Dual-Use-Güter, die für zivile wie militärische Zwecke nutzbar sind, unterliegen bereits Exportkontrollen. Zu den Gütern zählen Industrieteile, Chemikalien, U-Boote und auch Cyber-Überwachungs-Technologie wie Software zum Hacken von Computern und IMSI-Catcher zum Ausspähen von Mobiltelefonen.

Werden Menschenrechte verletzt?

Die Neuregelung würde die Kontrollen der Überwachungs-Technologie doppelt ausweiten. Zum einen müsste die bereits gelistete Technologie zusätzlich auf das Risiko kontrolliert werden, ob der Käufer mit ihr Menschenrechte verletzen könnte. Zum anderen würde die Liste der zu kontrollierenden Güter ergänzt.

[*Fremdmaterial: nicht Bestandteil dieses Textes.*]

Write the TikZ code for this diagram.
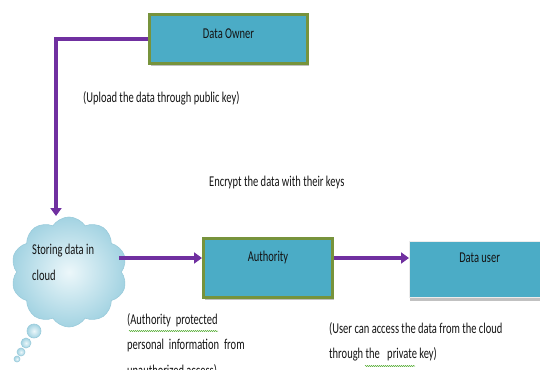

Die Ergänzung würde nach Angaben aus dem Parlament wiederum auf zweierlei Art erfolgen. Einerseits würde die Liste von Vornherein um einige Güter erweitert. Vor allem aber würde eine „Catch-all“-Klausel eingeführt, die für eine künftige Erweiterung sorgen sollte.

Denn die Klausel griffe, wenn Überwachungs-Technologie in ein Land geliefert werden soll, für das schwere Menschenrechtverletzungen ausgemacht wurden und wo die Annahme besteht, dass auch die Lieferung für solche Verbrechen genutzt werden kann. An einen solchen Verdacht könnte sich die generelle Listung anschließen.

Befinden über das Risiko  sollen die Behörden, aber auch den Unternehmen selbst wird unter dem Stichwort Sorgfaltspflicht („due diligence“) eine Mitverantwortung gegeben. Buchner und andere Befürworter der Regelung argumentieren, dass man nur so mit der technischen Entwicklung Schritt halten könne.

Verlust der Wettbewerbsfähigkeit befürchtet

Bedenken hegt dagegen die Wirtschaft. Der Bundesverband der Deutschen Industrie (BDI) bekennt sich zwar in einem Positionspapier vom März ausdrücklich zu einem besseren Schutz der Menschenrechte. "Catch-All"-Regeln seien aber für diesen Zweck ungeeignet.

Daneben gefährdeten sie die Position europäischer Firmen im internationalen Wettbewerb, "weil sie zu Unsicherheiten im Ausfuhrverfahren führen, Mitarbeiter aus Sorge vor haftungsrechtlichen Konsequenzen sogenannte Absicherungsanträge bei den Genehmigungsbehörden stellen und sich hierdurch Lieferzeiten teilweise unnötig verlängern".

Die Gesetzesreform, die auch eine Erweiterung um Überarbeitung der Kontrollen klassischer Dual-Use-Güter umfasst, wird derzeit im EU-Ministerrat debattiert. Hier wird eine Einigung bis Mitte des Jahres erwartet. Dann beginnen die Verhandlungen zwischen Rat und Parlament, an deren Ende die gemeinsame Reform stehen soll.